▶ EXERCISE DIRECTIONS:
Below is some material; set it all down exactly, apart from the pictures.

▶ DATASET EXTRACT:
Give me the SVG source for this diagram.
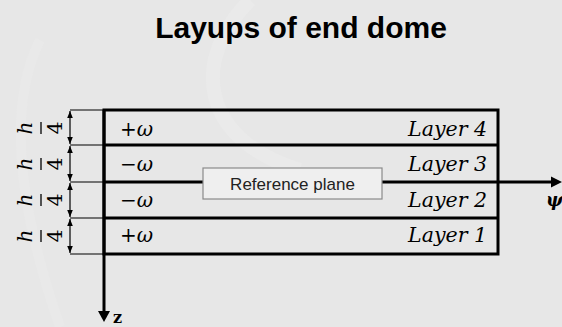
<svg xmlns="http://www.w3.org/2000/svg" width="562" height="327" viewBox="0 0 562 327">
<defs>
<style>
.title{font-family:"Liberation Sans",Arial,sans-serif;font-weight:bold;font-size:30px;fill:#000}
.math{font-family:"DejaVu Serif","Liberation Serif",serif;font-size:20px;fill:#000}
.it{font-style:italic}
.layer{font-family:"DejaVu Serif","Liberation Serif",serif;font-style:italic;font-size:20.5px;fill:#000;text-anchor:end}
.frac{font-family:"DejaVu Serif","Liberation Serif",serif;font-size:20px;fill:#000;text-anchor:middle}
.thick{stroke:#000;stroke-width:3;fill:none}
.thin{stroke:#000;stroke-width:1.2;fill:none}
.dim{stroke:#000;stroke-width:1.2;fill:none;marker-start:url(#ah);marker-end:url(#ah)}
.ref{font-family:"Liberation Sans",Arial,sans-serif;font-size:17px;fill:#222;text-anchor:middle}
</style>
<marker id="ah" viewBox="0 0 10 10" refX="10" refY="5" markerWidth="7" markerHeight="7" markerUnits="userSpaceOnUse" orient="auto-start-reverse">
<path d="M0,1 L10,5 L0,9 Z" fill="#000"/>
</marker>
</defs>
<rect width="562" height="327" fill="#e7e7e7"/>
<path d="M250,0 C190,60 200,140 300,170" stroke="#eaeaea" stroke-width="14" fill="none"/>
<path d="M40,40 C0,120 30,240 60,327" stroke="#e9e9e9" stroke-width="10" fill="none"/>
<text class="title" x="301" y="38" text-anchor="middle">Layups of end dome</text>

<g id="connectors">
<line class="thin" x1="70" y1="110" x2="104" y2="110"/>
<line class="thin" x1="70" y1="145" x2="104" y2="145"/>
<line class="thin" x1="70" y1="182" x2="104" y2="182"/>
<line class="thin" x1="70" y1="218" x2="104" y2="218"/>
<line class="thin" x1="70" y1="254" x2="104" y2="254"/>
<line class="dim" x1="70" y1="111" x2="70" y2="144"/>
<line class="dim" x1="70" y1="146" x2="70" y2="181"/>
<line class="dim" x1="70" y1="183" x2="70" y2="217"/>
<line class="dim" x1="70" y1="219" x2="70" y2="253"/>
<line class="thick" x1="104" y1="110" x2="104" y2="312"/>
<polygon points="98,311 110,311 104,322" fill="#000"/>
<line class="thick" x1="104" y1="182" x2="203" y2="182"/>
<line class="thick" x1="382" y1="182" x2="552" y2="182"/>
<polygon points="551,176.5 551,187.5 562,182" fill="#000"/>
</g>

<g id="layers">
<rect class="thick" x="104" y="110" width="394" height="144"/>
<line class="thick" x1="104" y1="145" x2="498" y2="145"/>
<line class="thick" x1="104" y1="218" x2="498" y2="218"/>
</g>

<g id="layer4">
<text class="math" x="120" y="136">+<tspan class="it">ω</tspan></text>
<text class="layer" x="487" y="136">Layer 4</text>
</g>
<g id="layer3">
<text class="math" x="120" y="171">−<tspan class="it">ω</tspan></text>
<text class="layer" x="487" y="171">Layer 3</text>
</g>
<g id="layer2">
<text class="math" x="120" y="207">−<tspan class="it">ω</tspan></text>
<text class="layer" x="487" y="207">Layer 2</text>
</g>
<g id="layer1">
<text class="math" x="120" y="242">+<tspan class="it">ω</tspan></text>
<text class="layer" x="487" y="242">Layer 1</text>
</g>

<g id="reference-plane">
<rect x="203" y="168" width="179" height="31" fill="#efefef" stroke="#8a8a8a" stroke-width="1.2"/>
<text class="ref" x="292.5" y="190">Reference plane</text>
</g>

<g id="dim-labels">
<g transform="translate(0,128) rotate(-90)">
<text class="frac" x="0" y="32" font-style="italic">h</text>
<line x1="-6" y1="41" x2="6" y2="41" stroke="#000" stroke-width="1.3"/>
<text class="frac" x="0" y="62">4</text>
</g>
<g transform="translate(0,164) rotate(-90)">
<text class="frac" x="0" y="32" font-style="italic">h</text>
<line x1="-6" y1="41" x2="6" y2="41" stroke="#000" stroke-width="1.3"/>
<text class="frac" x="0" y="62">4</text>
</g>
<g transform="translate(0,200) rotate(-90)">
<text class="frac" x="0" y="32" font-style="italic">h</text>
<line x1="-6" y1="41" x2="6" y2="41" stroke="#000" stroke-width="1.3"/>
<text class="frac" x="0" y="62">4</text>
</g>
<g transform="translate(0,236) rotate(-90)">
<text class="frac" x="0" y="32" font-style="italic">h</text>
<line x1="-6" y1="41" x2="6" y2="41" stroke="#000" stroke-width="1.3"/>
<text class="frac" x="0" y="62">4</text>
</g>
</g>

<g id="axis-labels">
<text x="546" y="206" font-family="DejaVu Serif, serif" font-weight="bold" font-style="italic" font-size="18">ψ</text>
<text x="113" y="323" font-family="DejaVu Serif, serif" font-weight="bold" font-size="16">z</text>
</g>
</svg>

▶ FINISHED TASK:
Give me the SVG source for this diagram.
<svg xmlns="http://www.w3.org/2000/svg" width="562" height="327" viewBox="0 0 562 327">
<defs>
<style>
.title{font-family:"Liberation Sans",Arial,sans-serif;font-weight:bold;font-size:30px;fill:#000}
.math{font-family:"DejaVu Serif","Liberation Serif",serif;font-size:20px;fill:#000}
.it{font-style:italic}
.layer{font-family:"DejaVu Serif","Liberation Serif",serif;font-style:italic;font-size:20.5px;fill:#000;text-anchor:end}
.frac{font-family:"DejaVu Serif","Liberation Serif",serif;font-size:20px;fill:#000;text-anchor:middle}
.thick{stroke:#000;stroke-width:3;fill:none}
.thin{stroke:#000;stroke-width:1.2;fill:none}
.dim{stroke:#000;stroke-width:1.2;fill:none;marker-start:url(#ah);marker-end:url(#ah)}
.ref{font-family:"Liberation Sans",Arial,sans-serif;font-size:17px;fill:#222;text-anchor:middle}
</style>
<marker id="ah" viewBox="0 0 10 10" refX="10" refY="5" markerWidth="7" markerHeight="7" markerUnits="userSpaceOnUse" orient="auto-start-reverse">
<path d="M0,1 L10,5 L0,9 Z" fill="#000"/>
</marker>
</defs>
<rect width="562" height="327" fill="#e7e7e7"/>
<path d="M250,0 C190,60 200,140 300,170" stroke="#eaeaea" stroke-width="14" fill="none"/>
<path d="M40,40 C0,120 30,240 60,327" stroke="#e9e9e9" stroke-width="10" fill="none"/>
<text class="title" x="301" y="38" text-anchor="middle">Layups of end dome</text>

<g id="connectors">
<line class="thin" x1="70" y1="110" x2="104" y2="110"/>
<line class="thin" x1="70" y1="145" x2="104" y2="145"/>
<line class="thin" x1="70" y1="182" x2="104" y2="182"/>
<line class="thin" x1="70" y1="218" x2="104" y2="218"/>
<line class="thin" x1="70" y1="254" x2="104" y2="254"/>
<line class="dim" x1="70" y1="111" x2="70" y2="144"/>
<line class="dim" x1="70" y1="146" x2="70" y2="181"/>
<line class="dim" x1="70" y1="183" x2="70" y2="217"/>
<line class="dim" x1="70" y1="219" x2="70" y2="253"/>
<line class="thick" x1="104" y1="110" x2="104" y2="312"/>
<polygon points="98,311 110,311 104,322" fill="#000"/>
<line class="thick" x1="104" y1="182" x2="203" y2="182"/>
<line class="thick" x1="382" y1="182" x2="552" y2="182"/>
<polygon points="551,176.5 551,187.5 562,182" fill="#000"/>
</g>

<g id="layers">
<rect class="thick" x="104" y="110" width="394" height="144"/>
<line class="thick" x1="104" y1="145" x2="498" y2="145"/>
<line class="thick" x1="104" y1="218" x2="498" y2="218"/>
</g>

<g id="layer4">
<text class="math" x="120" y="136">+<tspan class="it">ω</tspan></text>
<text class="layer" x="487" y="136">Layer 4</text>
</g>
<g id="layer3">
<text class="math" x="120" y="171">−<tspan class="it">ω</tspan></text>
<text class="layer" x="487" y="171">Layer 3</text>
</g>
<g id="layer2">
<text class="math" x="120" y="207">−<tspan class="it">ω</tspan></text>
<text class="layer" x="487" y="207">Layer 2</text>
</g>
<g id="layer1">
<text class="math" x="120" y="242">+<tspan class="it">ω</tspan></text>
<text class="layer" x="487" y="242">Layer 1</text>
</g>

<g id="reference-plane">
<rect x="203" y="168" width="179" height="31" fill="#efefef" stroke="#8a8a8a" stroke-width="1.2"/>
<text class="ref" x="292.5" y="190">Reference plane</text>
</g>

<g id="dim-labels">
<g transform="translate(0,128) rotate(-90)">
<text class="frac" x="0" y="32" font-style="italic">h</text>
<line x1="-6" y1="41" x2="6" y2="41" stroke="#000" stroke-width="1.3"/>
<text class="frac" x="0" y="62">4</text>
</g>
<g transform="translate(0,164) rotate(-90)">
<text class="frac" x="0" y="32" font-style="italic">h</text>
<line x1="-6" y1="41" x2="6" y2="41" stroke="#000" stroke-width="1.3"/>
<text class="frac" x="0" y="62">4</text>
</g>
<g transform="translate(0,200) rotate(-90)">
<text class="frac" x="0" y="32" font-style="italic">h</text>
<line x1="-6" y1="41" x2="6" y2="41" stroke="#000" stroke-width="1.3"/>
<text class="frac" x="0" y="62">4</text>
</g>
<g transform="translate(0,236) rotate(-90)">
<text class="frac" x="0" y="32" font-style="italic">h</text>
<line x1="-6" y1="41" x2="6" y2="41" stroke="#000" stroke-width="1.3"/>
<text class="frac" x="0" y="62">4</text>
</g>
</g>

<g id="axis-labels">
<text x="546" y="206" font-family="DejaVu Serif, serif" font-weight="bold" font-style="italic" font-size="18">ψ</text>
<text x="113" y="323" font-family="DejaVu Serif, serif" font-weight="bold" font-size="16">z</text>
</g>
</svg>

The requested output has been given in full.